Like Gantz for example has characters with realistic faces instead of big eyes and hair colors but to use to this can be expensive so why is it cheaper to use anime and manga faces that lack realistic features like characters with no visible lips?
Like ton.yeung said, more detail takes more time and thus costs more money. In theory you could make an anime with every single frame having the same level of detail as a painting by Leonardo da Vinci, but it would be prohibitively expensive; it took Leonardo years to finish a single painting, and you would need a whole team of Leonardos churning out thousands of them in a limited timeframe.
That said, I doubt that it was significantly more expensive to animate Gantz than, say, K-On. The question seems to presuppose that cost is the only thing keeping anime from having more realistic facial art, but I believe it's more about artistry and style. The experience that Gantz was trying to create was drastically different from the experience that K-On was trying to create.
The K-On characters are lacking some facial detail compared to the Gantz characters (in line with well-known rules of cuteness that, yes, seriously, have been studied and derived by anthropologists). Gantz uses smaller eyes, chunkier bodies, and a more subdued color palette; this makes it seem more realistic. However, we can see that both of them are lacking a lot of detail compared with, say, the work of American comics artist Alex Ross.
(I should note that Ross is primarily a cover artist, because of the time it takes him to produce works of such high detail. To create an animated feature at Ross's level of detail would be untenable.)
Also, shows like K-On and Clannad often have very detailed clothes, backgrounds, and other objects. Look at the instruments in K-On.
Look at the detail in the background of this random screenshot from Clannad.

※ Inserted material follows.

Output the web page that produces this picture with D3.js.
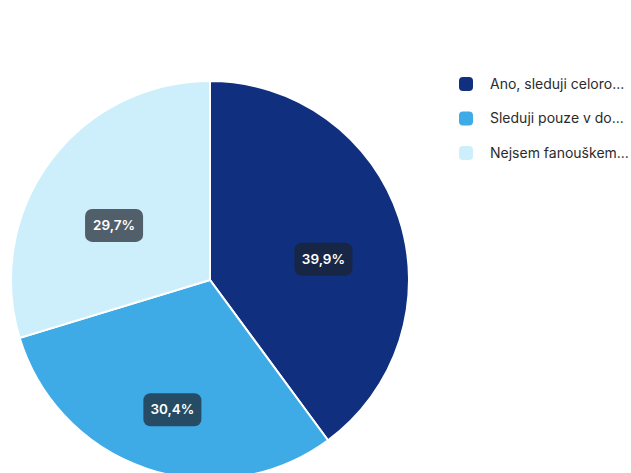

So I don't think the difference in style is primarily about cost. It's about artistry. K-On was well enough funded to make its art look like Gantz had the creators wanted to; but that art style didn't fit with the goals and aesthetic sense of the series. It's the same reason Bugs Bunny looks like this:
and not like this:
While the typical anime art style may have originally been created as cost-saving measure, that seems to be no longer the case. It is recognized as a unique style on its own and appreciated by many people on that basis, the same as the highly unnatural Cubism and Mannerism (which produced what seems to be the first known forerunner of the Shaft head tilt).